Tell me about it. I'm reading all these comments about 'expensive' beef at $5 pr lbs and simply shaking my head. Here in Sweden I have to pay double that, and that's for the lower end. If you want a really nice cut, double or triple it again.


In Australia, I regularly pay AUD30-35/kg for a decent cut of beef. I think that's about USD12/lb or more. I'd love to be able to get good stuff for $4.50/lb!


That cost probably includes some externalities of eating something detrimental to the environment and your health. It sounds smart to me.


Perhaps they're treated better than humans, but in South America, the business of raising cattle has destroyed the rainforests specifically to sell cheap cattle to the US and the EU.

http://www.independent.co.uk/environment/climate-change/rain...


That's probably true of Brazil, but not of Argentina and Uruguay which never had any rainforests to start with :) (and Argentina is HUGE).


can you summarize what the book says about fish? is there an article similar to this about fish farming?


You are lucky. There is an extract from the part dealing with fish farming on the Guardian's website:

http://www.guardian.co.uk/environment/2010/feb/23/jonathan-s...


Thanks for that informative and thoroughly depressing link.


The whole book is informative and very depressing at the same time. However, I think we need to face reality and stop denying the wrongness of today's meat processing practices (at least those of factory farming).

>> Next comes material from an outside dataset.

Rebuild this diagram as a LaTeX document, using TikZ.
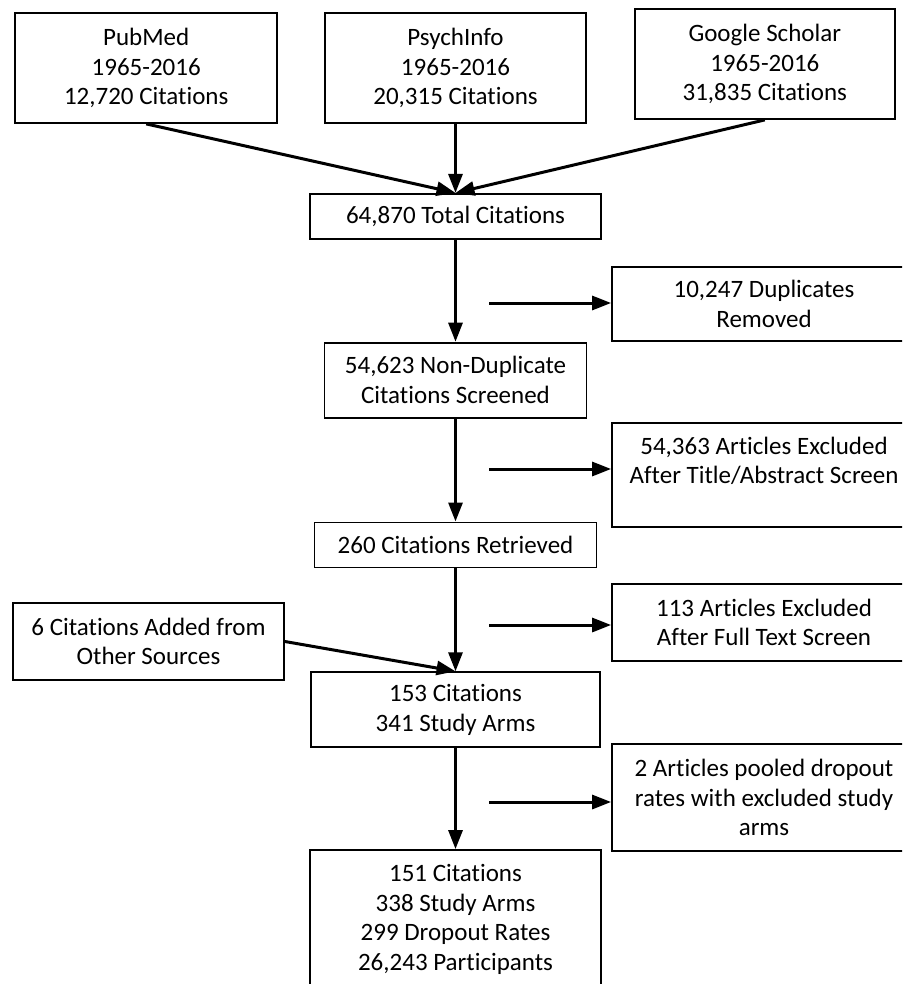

As Paul McCartney puts it: "If slaughterhouses had glass walls, everyone would be a vegetarian."


Hmmm... not sure about that remark... I've slaughtered a lamb myself, then ate a very good roasted lamb (it was very distressing, though).

I also put down my dog when we had to (which was way more distressing than that), so it might not be for everybody.


Way to miss the point.

There is a world of difference between slaughtering an individual animal and a modern factory farm slaughterhouse.


Maybe I missed the point, but I thought that McCartney's point had to do with witnessing the distress (and the killing) of the animals, not with the specific practices.

So I thought that if you're willing to kill the animal yourself, then maybe you're able to condone the slaughterhouses even if you see them through a glass wall

(maybe it will diminish your appetite, though :P - I wouldn't want to see it while eating!).